- [Direction]
Write out the entire listing below exactly, with the pictures left out.

......

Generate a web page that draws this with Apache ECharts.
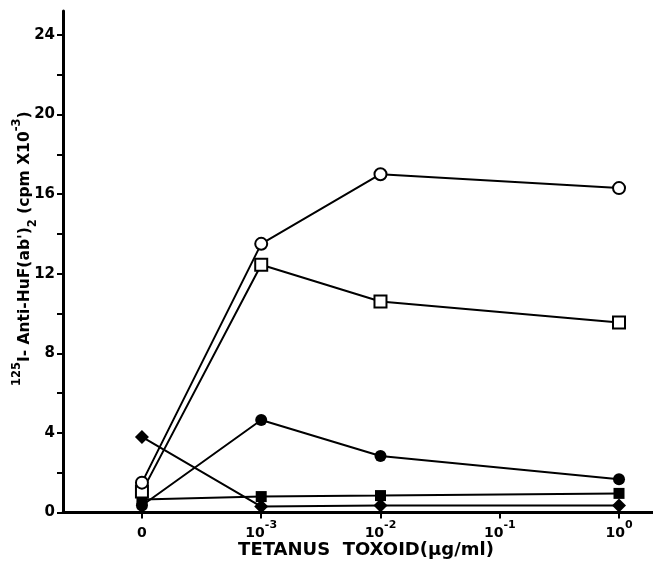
<!DOCTYPE html>
<html><head><meta charset="utf-8">
<script src="https://cdn.jsdelivr.net/npm/echarts@6/dist/echarts.min.js"></script>
<style>html,body{margin:0;padding:0;background:#fff}#c{width:653px;height:562px}</style>
</head><body><div id="c"></div>
<script>
// x tick labels (positions 0..4 on the axis)
const tickLabels = ['0', '10^-3', '10^-2', '10^-1', '10^0'];
// x positions (index into tickLabels) of measured points
const xIndex = [0, 1, 2, 4];
// series values (cpm x 10^-3)
const openCircle    = [1.5, 13.5, 17.0, 16.3];
const openSquare    = [1.05, 12.45, 10.6, 9.55];
const filledCircle  = [0.35, 4.65, 2.84, 1.67];
const filledSquare  = [0.65, 0.8, 0.85, 0.96];
const filledDiamond = [3.8, 0.3, 0.35, 0.35];
// y ticks / labels
const yTicks  = [0, 2, 4, 6, 8, 10, 12, 14, 16, 18, 20, 22, 24];
const yLabels = [0, 4, 8, 12, 16, 20, 24];

const FONT = 'DejaVu Sans';
function pts(vals) { return xIndex.map((x, i) => [x, vals[i]]); }
function fmtTick(v) {
  const s = tickLabels[Math.round(v)];
  if (s === undefined) return '';
  const p = s.split('^');
  return p.length > 1 ? '{b|' + p[0] + '}{sup|' + p[1] + '}' : '{b|' + p[0] + '}';
}
function mk(name, data, symbol, size, filled) {
  return {
    name: name, type: 'line', data: pts(data), symbol: symbol, symbolSize: size,
    showAllSymbol: true,
    lineStyle: { color: '#000', width: 2 },
    itemStyle: { color: filled ? '#000' : '#fff', borderColor: '#000', borderWidth: filled ? 0 : 2 },
    emphasis: { disabled: true }, z: filled ? 3 : 4
  };
}
const chart = echarts.init(document.getElementById('c'), null, { renderer: 'canvas' });
chart.setOption({
  animation: false,
  backgroundColor: '#fff',
  grid: { left: 63, right: 0, top: 11, bottom: 49.5, containLabel: false, outerBoundsMode: 'none' },
  xAxis: {
    type: 'value', min: -0.662, max: 4.285,
    axisLine: { show: true, onZero: false, lineStyle: { color: '#000', width: 3 } },
    axisTick: { show: true, customValues: [0, 1, 2, 3, 4], length: 6, inside: false, lineStyle: { color: '#000', width: 2 } },
    axisLabel: {
      customValues: [0, 1, 2, 3, 4], formatter: fmtTick, margin: 7,
      rich: {
        b: { fontFamily: FONT, fontWeight: 'bold', fontSize: 14, color: '#000', lineHeight: 28, verticalAlign: 'middle' },
        sup: { fontFamily: FONT, fontWeight: 'bold', fontSize: 11, color: '#000', lineHeight: 11, verticalAlign: 'top' }
      }
    },
    splitLine: { show: false },
    name: 'TETANUS  TOXOID(\u03bcg/ml)', nameLocation: 'middle', nameGap: 29, nameMoveOverlap: false,
    nameTextStyle: { fontFamily: FONT, fontWeight: 'bold', fontSize: 18, color: '#000', padding: [0, 0, 0, 16] }
  },
  yAxis: {
    type: 'value', min: 0, max: 25.2,
    axisLine: { show: true, onZero: false, lineStyle: { color: '#000', width: 3 } },
    axisTick: { show: true, customValues: yTicks, length: 6, lineStyle: { color: '#000', width: 2 } },
    axisLabel: { customValues: yLabels, margin: 8, fontFamily: FONT, fontWeight: 'bold', fontSize: 15, color: '#000' },
    splitLine: { show: false },
    name: '{sup|125}{b|I- Anti-HuF(ab\')}{sub|2}{b| (cpm X10}{sup|-3}{b|)}',
    nameLocation: 'middle', nameGap: 24, nameRotate: 90, nameMoveOverlap: false,
    nameTextStyle: {
      padding: [0, 0, 0, 26],
      rich: {
        b: { fontFamily: FONT, fontWeight: 'bold', fontSize: 15.5, color: '#000', lineHeight: 28, verticalAlign: 'middle' },
        sup: { fontFamily: FONT, fontWeight: 'bold', fontSize: 11.5, color: '#000', lineHeight: 11, verticalAlign: 'top' },
        sub: { fontFamily: FONT, fontWeight: 'bold', fontSize: 11.5, color: '#000', lineHeight: 11, verticalAlign: 'bottom' }
      }
    }
  },
  series: [
    mk('filledDiamond', filledDiamond, 'diamond', [14, 14], true),
    mk('filledSquare', filledSquare, 'rect', 11, true),
    mk('filledCircle', filledCircle, 'circle', 12, true),
    mk('openSquare', openSquare, 'rect', 12, false),
    mk('openCircle', openCircle, 'circle', 12, false)
  ]
});
</script></body></html>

......

- [Exercise output]
Generate a web page that draws this with Apache ECharts.
<!DOCTYPE html>
<html><head><meta charset="utf-8">
<script src="https://cdn.jsdelivr.net/npm/echarts@6/dist/echarts.min.js"></script>
<style>html,body{margin:0;padding:0;background:#fff}#c{width:653px;height:562px}</style>
</head><body><div id="c"></div>
<script>
// x tick labels (positions 0..4 on the axis)
const tickLabels = ['0', '10^-3', '10^-2', '10^-1', '10^0'];
// x positions (index into tickLabels) of measured points
const xIndex = [0, 1, 2, 4];
// series values (cpm x 10^-3)
const openCircle    = [1.5, 13.5, 17.0, 16.3];
const openSquare    = [1.05, 12.45, 10.6, 9.55];
const filledCircle  = [0.35, 4.65, 2.84, 1.67];
const filledSquare  = [0.65, 0.8, 0.85, 0.96];
const filledDiamond = [3.8, 0.3, 0.35, 0.35];
// y ticks / labels
const yTicks  = [0, 2, 4, 6, 8, 10, 12, 14, 16, 18, 20, 22, 24];
const yLabels = [0, 4, 8, 12, 16, 20, 24];

const FONT = 'DejaVu Sans';
function pts(vals) { return xIndex.map((x, i) => [x, vals[i]]); }
function fmtTick(v) {
  const s = tickLabels[Math.round(v)];
  if (s === undefined) return '';
  const p = s.split('^');
  return p.length > 1 ? '{b|' + p[0] + '}{sup|' + p[1] + '}' : '{b|' + p[0] + '}';
}
function mk(name, data, symbol, size, filled) {
  return {
    name: name, type: 'line', data: pts(data), symbol: symbol, symbolSize: size,
    showAllSymbol: true,
    lineStyle: { color: '#000', width: 2 },
    itemStyle: { color: filled ? '#000' : '#fff', borderColor: '#000', borderWidth: filled ? 0 : 2 },
    emphasis: { disabled: true }, z: filled ? 3 : 4
  };
}
const chart = echarts.init(document.getElementById('c'), null, { renderer: 'canvas' });
chart.setOption({
  animation: false,
  backgroundColor: '#fff',
  grid: { left: 63, right: 0, top: 11, bottom: 49.5, containLabel: false, outerBoundsMode: 'none' },
  xAxis: {
    type: 'value', min: -0.662, max: 4.285,
    axisLine: { show: true, onZero: false, lineStyle: { color: '#000', width: 3 } },
    axisTick: { show: true, customValues: [0, 1, 2, 3, 4], length: 6, inside: false, lineStyle: { color: '#000', width: 2 } },
    axisLabel: {
      customValues: [0, 1, 2, 3, 4], formatter: fmtTick, margin: 7,
      rich: {
        b: { fontFamily: FONT, fontWeight: 'bold', fontSize: 14, color: '#000', lineHeight: 28, verticalAlign: 'middle' },
        sup: { fontFamily: FONT, fontWeight: 'bold', fontSize: 11, color: '#000', lineHeight: 11, verticalAlign: 'top' }
      }
    },
    splitLine: { show: false },
    name: 'TETANUS  TOXOID(\u03bcg/ml)', nameLocation: 'middle', nameGap: 29, nameMoveOverlap: false,
    nameTextStyle: { fontFamily: FONT, fontWeight: 'bold', fontSize: 18, color: '#000', padding: [0, 0, 0, 16] }
  },
  yAxis: {
    type: 'value', min: 0, max: 25.2,
    axisLine: { show: true, onZero: false, lineStyle: { color: '#000', width: 3 } },
    axisTick: { show: true, customValues: yTicks, length: 6, lineStyle: { color: '#000', width: 2 } },
    axisLabel: { customValues: yLabels, margin: 8, fontFamily: FONT, fontWeight: 'bold', fontSize: 15, color: '#000' },
    splitLine: { show: false },
    name: '{sup|125}{b|I- Anti-HuF(ab\')}{sub|2}{b| (cpm X10}{sup|-3}{b|)}',
    nameLocation: 'middle', nameGap: 24, nameRotate: 90, nameMoveOverlap: false,
    nameTextStyle: {
      padding: [0, 0, 0, 26],
      rich: {
        b: { fontFamily: FONT, fontWeight: 'bold', fontSize: 15.5, color: '#000', lineHeight: 28, verticalAlign: 'middle' },
        sup: { fontFamily: FONT, fontWeight: 'bold', fontSize: 11.5, color: '#000', lineHeight: 11, verticalAlign: 'top' },
        sub: { fontFamily: FONT, fontWeight: 'bold', fontSize: 11.5, color: '#000', lineHeight: 11, verticalAlign: 'bottom' }
      }
    }
  },
  series: [
    mk('filledDiamond', filledDiamond, 'diamond', [14, 14], true),
    mk('filledSquare', filledSquare, 'rect', 11, true),
    mk('filledCircle', filledCircle, 'circle', 12, true),
    mk('openSquare', openSquare, 'rect', 12, false),
    mk('openCircle', openCircle, 'circle', 12, false)
  ]
});
</script></body></html>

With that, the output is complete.